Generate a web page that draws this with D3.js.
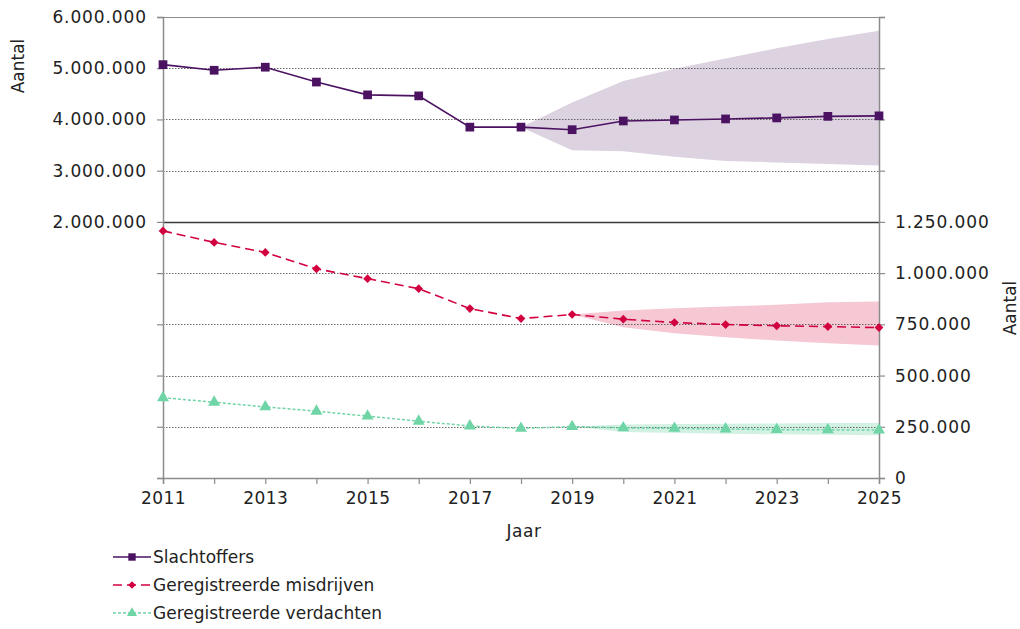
<!DOCTYPE html>
<html><head><meta charset="utf-8">
<script src="https://cdn.jsdelivr.net/npm/d3@7"></script>
<style>
body{margin:0;background:#fff;}
svg text{font-family:"DejaVu Sans",Verdana,sans-serif;fill:#222;}
</style></head>
<body><svg id="c" width="1020" height="629"></svg>
<script>
const years = [2011,2012,2013,2014,2015,2016,2017,2018,2019,2020,2021,2022,2023,2024,2025];
const slachtoffers = [5070000,4960000,5020000,4730000,4480000,4460000,3850000,3850000,3800000,3970000,3990000,4010000,4030000,4060000,4070000];
const misdrijven = [1206000,1150000,1101000,1021000,973000,924000,827000,778000,798000,775000,759000,749000,743000,739000,734000];
const verdachten = [392000,370000,347000,326000,302000,277000,254000,242000,251000,245000,242000,239000,236000,235000,234000];
// prediction bands
const bandSlYears = [2018,2019,2020,2021,2022,2023,2024,2025];
const bandSlLow  = [3850000,3400000,3380000,3270000,3190000,3160000,3130000,3100000];
const bandSlHigh = [3850000,4330000,4750000,4990000,5190000,5390000,5570000,5730000];
const bandMiYears = [2019,2020,2021,2022,2023,2024,2025];
const bandMiLow  = [798000,736000,707000,687000,671000,658000,647000];
const bandMiHigh = [798000,817000,828000,837000,845000,858000,862000];
const bandVeYears = [2019,2020,2021,2022,2023,2024,2025];
const bandVeLow  = [251000,225000,220000,216000,213000,211000,209000];
const bandVeHigh = [251000,261000,263000,265000,266000,268000,269000];
const leftTicks = [-3000000,-2000000,-1000000,0,1000000,2000000,3000000,4000000,5000000,6000000];
const leftLabeled = [2000000,3000000,4000000,5000000,6000000];
const rightTicks = [0,250000,500000,750000,1000000,1250000,1500000,1750000,2000000,2250000];
const rightLabeled = [0,250000,500000,750000,1000000,1250000];
const xLabelYears = [2011,2013,2015,2017,2019,2021,2023,2025];
const seriesNames = ["Slachtoffers","Geregistreerde misdrijven","Geregistreerde verdachten"];

const C = {sl:"#4b1261", slBand:"#dcd2e0", mi:"#d2003f", miBand:"#f5c8d4", ve:"#6fd4a6", veBand:"#d3f1e3", axis:"#8c8c8c"};
const nl = d3.formatLocale({decimal:",",thousands:".",grouping:[3],currency:["€",""]});
const fmt = nl.format(",d");

const svg = d3.select("#c");
const L = 163, R = 879, T = 17, B = 478;
const x = d3.scaleLinear().domain([2011,2025]).range([L,R]);
const yL = d3.scaleLinear().domain([-3000000,6000000]).range([B,T]);
const yR = d3.scaleLinear().domain([0,2250000]).range([B,T]);

function band(ys, lo, hi, scale, color){
  const a = d3.area().x((d,i)=>x(ys[i])).y0((d,i)=>scale(lo[i])).y1((d,i)=>scale(hi[i]));
  svg.append("path").attr("d", a(ys)).attr("fill", color);
}
band(bandSlYears, bandSlLow, bandSlHigh, yL, C.slBand);
band(bandMiYears, bandMiLow, bandMiHigh, yR, C.miBand);
band(bandVeYears, bandVeLow, bandVeHigh, yR, C.veBand);

// gridlines
const gridVals = leftTicks.filter(v => v > -3000000 && v < 6000000);
svg.append("g").selectAll("line").data(gridVals).join("line")
  .attr("x1", L).attr("x2", R)
  .attr("y1", d=>Math.round(yL(d))+0.5).attr("y2", d=>Math.round(yL(d))+0.5)
  .attr("stroke", d=> d===2000000 ? "#3a3a3a" : "#444")
  .attr("stroke-width", d=> d===2000000 ? 1.6 : 0.8)
  .attr("stroke-dasharray", d=> d===2000000 ? null : "1.5,1.5");

// frame top
svg.append("line").attr("x1",L).attr("x2",R).attr("y1",T+0.5).attr("y2",T+0.5).attr("stroke",C.axis).attr("stroke-width",1.2);

// axes
const axL = d3.axisLeft(yL).tickValues(leftTicks).tickSize(6).tickFormat(d => leftLabeled.includes(d) ? fmt(d) : "");
const gL = svg.append("g").attr("transform",`translate(${L},0)`).call(axL);
const axR = d3.axisRight(yR).tickValues(rightTicks).tickSize(6).tickFormat(d => rightLabeled.includes(d) ? fmt(d) : "");
const gR = svg.append("g").attr("transform",`translate(${R},0)`).call(axR);
const axB = d3.axisBottom(x).tickValues(years).tickSize(6).tickFormat(d => xLabelYears.includes(d) ? String(d) : "");
const gB = svg.append("g").attr("transform",`translate(0,${B})`).call(axB);
[gL,gR,gB].forEach(g=>{
  g.select(".domain").attr("stroke",C.axis).attr("stroke-width",1.5);
  g.selectAll(".tick line").attr("stroke",C.axis).attr("stroke-width",1.2);
  g.selectAll(".tick text").attr("font-size",17).attr("font-family","DejaVu Sans").attr("fill","#222").attr("letter-spacing","0.9px");
});
gL.selectAll(".tick text").attr("x",-16);
gR.selectAll(".tick text").attr("x",16);
gB.selectAll(".tick text").attr("y",14).attr("letter-spacing","0.4px");

// axis titles
svg.append("text").attr("transform","translate(24,66) rotate(-90)").attr("text-anchor","middle").attr("font-size",17).text("Aantal");
svg.append("text").attr("transform","translate(1016,308) rotate(-90)").attr("text-anchor","middle").attr("font-size",17).text("Aantal");
svg.append("text").attr("x",524).attr("y",537).attr("text-anchor","middle").attr("font-size",17).attr("letter-spacing","0.6px").text("Jaar");

// lines
const sym = {
  sq: d3.symbol().type(d3.symbolSquare).size(76),
  di: d3.symbol().type(d3.symbolSquare).size(38),
  tr: d3.symbol().type(d3.symbolTriangle).size(62)
};
function series(vals, scale, color, dash, width, symb, rot){
  const ln = d3.line().x((d,i)=>x(years[i])).y(d=>scale(d));
  svg.append("path").attr("d", ln(vals)).attr("fill","none").attr("stroke",color).attr("stroke-width",width).attr("stroke-dasharray",dash);
  svg.append("g").selectAll("path").data(vals).join("path")
    .attr("d", symb).attr("fill", color)
    .attr("transform",(d,i)=>`translate(${x(years[i])},${scale(d)}) rotate(${rot})`);
}
series(verdachten, yR, C.ve, "3,2", 1.5, sym.tr, 0);
series(misdrijven, yR, C.mi, "9,5", 1.6, sym.di, 45);
series(slachtoffers, yL, C.sl, null, 1.6, sym.sq, 0);

// legend
const leg = [
  {name:seriesNames[0], color:C.sl, dash:null, s:sym.sq, rot:0, y:557},
  {name:seriesNames[1], color:C.mi, dash:"9,5", s:sym.di, rot:45, y:585},
  {name:seriesNames[2], color:C.ve, dash:"3,2", s:sym.tr, rot:0, y:613}
];
const lg = svg.append("g");
leg.forEach(l=>{
  lg.append("line").attr("x1",113).attr("x2",151).attr("y1",l.y).attr("y2",l.y).attr("stroke",l.color).attr("stroke-width",1.5).attr("stroke-dasharray",l.dash);
  lg.append("path").attr("d",l.s).attr("fill",l.color).attr("transform",`translate(132,${l.y}) rotate(${l.rot}) scale(0.85)`);
  lg.append("text").attr("x",153).attr("y",l.y+6).attr("font-size",17).text(l.name);
});
</script></body></html>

## What is expected
Omit every picture, then repeat the remaining data exactly as it appears above.

## Written solution
Generate a web page that draws this with D3.js.
<!DOCTYPE html>
<html><head><meta charset="utf-8">
<script src="https://cdn.jsdelivr.net/npm/d3@7"></script>
<style>
body{margin:0;background:#fff;}
svg text{font-family:"DejaVu Sans",Verdana,sans-serif;fill:#222;}
</style></head>
<body><svg id="c" width="1020" height="629"></svg>
<script>
const years = [2011,2012,2013,2014,2015,2016,2017,2018,2019,2020,2021,2022,2023,2024,2025];
const slachtoffers = [5070000,4960000,5020000,4730000,4480000,4460000,3850000,3850000,3800000,3970000,3990000,4010000,4030000,4060000,4070000];
const misdrijven = [1206000,1150000,1101000,1021000,973000,924000,827000,778000,798000,775000,759000,749000,743000,739000,734000];
const verdachten = [392000,370000,347000,326000,302000,277000,254000,242000,251000,245000,242000,239000,236000,235000,234000];
// prediction bands
const bandSlYears = [2018,2019,2020,2021,2022,2023,2024,2025];
const bandSlLow  = [3850000,3400000,3380000,3270000,3190000,3160000,3130000,3100000];
const bandSlHigh = [3850000,4330000,4750000,4990000,5190000,5390000,5570000,5730000];
const bandMiYears = [2019,2020,2021,2022,2023,2024,2025];
const bandMiLow  = [798000,736000,707000,687000,671000,658000,647000];
const bandMiHigh = [798000,817000,828000,837000,845000,858000,862000];
const bandVeYears = [2019,2020,2021,2022,2023,2024,2025];
const bandVeLow  = [251000,225000,220000,216000,213000,211000,209000];
const bandVeHigh = [251000,261000,263000,265000,266000,268000,269000];
const leftTicks = [-3000000,-2000000,-1000000,0,1000000,2000000,3000000,4000000,5000000,6000000];
const leftLabeled = [2000000,3000000,4000000,5000000,6000000];
const rightTicks = [0,250000,500000,750000,1000000,1250000,1500000,1750000,2000000,2250000];
const rightLabeled = [0,250000,500000,750000,1000000,1250000];
const xLabelYears = [2011,2013,2015,2017,2019,2021,2023,2025];
const seriesNames = ["Slachtoffers","Geregistreerde misdrijven","Geregistreerde verdachten"];

const C = {sl:"#4b1261", slBand:"#dcd2e0", mi:"#d2003f", miBand:"#f5c8d4", ve:"#6fd4a6", veBand:"#d3f1e3", axis:"#8c8c8c"};
const nl = d3.formatLocale({decimal:",",thousands:".",grouping:[3],currency:["€",""]});
const fmt = nl.format(",d");

const svg = d3.select("#c");
const L = 163, R = 879, T = 17, B = 478;
const x = d3.scaleLinear().domain([2011,2025]).range([L,R]);
const yL = d3.scaleLinear().domain([-3000000,6000000]).range([B,T]);
const yR = d3.scaleLinear().domain([0,2250000]).range([B,T]);

function band(ys, lo, hi, scale, color){
  const a = d3.area().x((d,i)=>x(ys[i])).y0((d,i)=>scale(lo[i])).y1((d,i)=>scale(hi[i]));
  svg.append("path").attr("d", a(ys)).attr("fill", color);
}
band(bandSlYears, bandSlLow, bandSlHigh, yL, C.slBand);
band(bandMiYears, bandMiLow, bandMiHigh, yR, C.miBand);
band(bandVeYears, bandVeLow, bandVeHigh, yR, C.veBand);

// gridlines
const gridVals = leftTicks.filter(v => v > -3000000 && v < 6000000);
svg.append("g").selectAll("line").data(gridVals).join("line")
  .attr("x1", L).attr("x2", R)
  .attr("y1", d=>Math.round(yL(d))+0.5).attr("y2", d=>Math.round(yL(d))+0.5)
  .attr("stroke", d=> d===2000000 ? "#3a3a3a" : "#444")
  .attr("stroke-width", d=> d===2000000 ? 1.6 : 0.8)
  .attr("stroke-dasharray", d=> d===2000000 ? null : "1.5,1.5");

// frame top
svg.append("line").attr("x1",L).attr("x2",R).attr("y1",T+0.5).attr("y2",T+0.5).attr("stroke",C.axis).attr("stroke-width",1.2);

// axes
const axL = d3.axisLeft(yL).tickValues(leftTicks).tickSize(6).tickFormat(d => leftLabeled.includes(d) ? fmt(d) : "");
const gL = svg.append("g").attr("transform",`translate(${L},0)`).call(axL);
const axR = d3.axisRight(yR).tickValues(rightTicks).tickSize(6).tickFormat(d => rightLabeled.includes(d) ? fmt(d) : "");
const gR = svg.append("g").attr("transform",`translate(${R},0)`).call(axR);
const axB = d3.axisBottom(x).tickValues(years).tickSize(6).tickFormat(d => xLabelYears.includes(d) ? String(d) : "");
const gB = svg.append("g").attr("transform",`translate(0,${B})`).call(axB);
[gL,gR,gB].forEach(g=>{
  g.select(".domain").attr("stroke",C.axis).attr("stroke-width",1.5);
  g.selectAll(".tick line").attr("stroke",C.axis).attr("stroke-width",1.2);
  g.selectAll(".tick text").attr("font-size",17).attr("font-family","DejaVu Sans").attr("fill","#222").attr("letter-spacing","0.9px");
});
gL.selectAll(".tick text").attr("x",-16);
gR.selectAll(".tick text").attr("x",16);
gB.selectAll(".tick text").attr("y",14).attr("letter-spacing","0.4px");

// axis titles
svg.append("text").attr("transform","translate(24,66) rotate(-90)").attr("text-anchor","middle").attr("font-size",17).text("Aantal");
svg.append("text").attr("transform","translate(1016,308) rotate(-90)").attr("text-anchor","middle").attr("font-size",17).text("Aantal");
svg.append("text").attr("x",524).attr("y",537).attr("text-anchor","middle").attr("font-size",17).attr("letter-spacing","0.6px").text("Jaar");

// lines
const sym = {
  sq: d3.symbol().type(d3.symbolSquare).size(76),
  di: d3.symbol().type(d3.symbolSquare).size(38),
  tr: d3.symbol().type(d3.symbolTriangle).size(62)
};
function series(vals, scale, color, dash, width, symb, rot){
  const ln = d3.line().x((d,i)=>x(years[i])).y(d=>scale(d));
  svg.append("path").attr("d", ln(vals)).attr("fill","none").attr("stroke",color).attr("stroke-width",width).attr("stroke-dasharray",dash);
  svg.append("g").selectAll("path").data(vals).join("path")
    .attr("d", symb).attr("fill", color)
    .attr("transform",(d,i)=>`translate(${x(years[i])},${scale(d)}) rotate(${rot})`);
}
series(verdachten, yR, C.ve, "3,2", 1.5, sym.tr, 0);
series(misdrijven, yR, C.mi, "9,5", 1.6, sym.di, 45);
series(slachtoffers, yL, C.sl, null, 1.6, sym.sq, 0);

// legend
const leg = [
  {name:seriesNames[0], color:C.sl, dash:null, s:sym.sq, rot:0, y:557},
  {name:seriesNames[1], color:C.mi, dash:"9,5", s:sym.di, rot:45, y:585},
  {name:seriesNames[2], color:C.ve, dash:"3,2", s:sym.tr, rot:0, y:613}
];
const lg = svg.append("g");
leg.forEach(l=>{
  lg.append("line").attr("x1",113).attr("x2",151).attr("y1",l.y).attr("y2",l.y).attr("stroke",l.color).attr("stroke-width",1.5).attr("stroke-dasharray",l.dash);
  lg.append("path").attr("d",l.s).attr("fill",l.color).attr("transform",`translate(132,${l.y}) rotate(${l.rot}) scale(0.85)`);
  lg.append("text").attr("x",153).attr("y",l.y+6).attr("font-size",17).text(l.name);
});
</script></body></html>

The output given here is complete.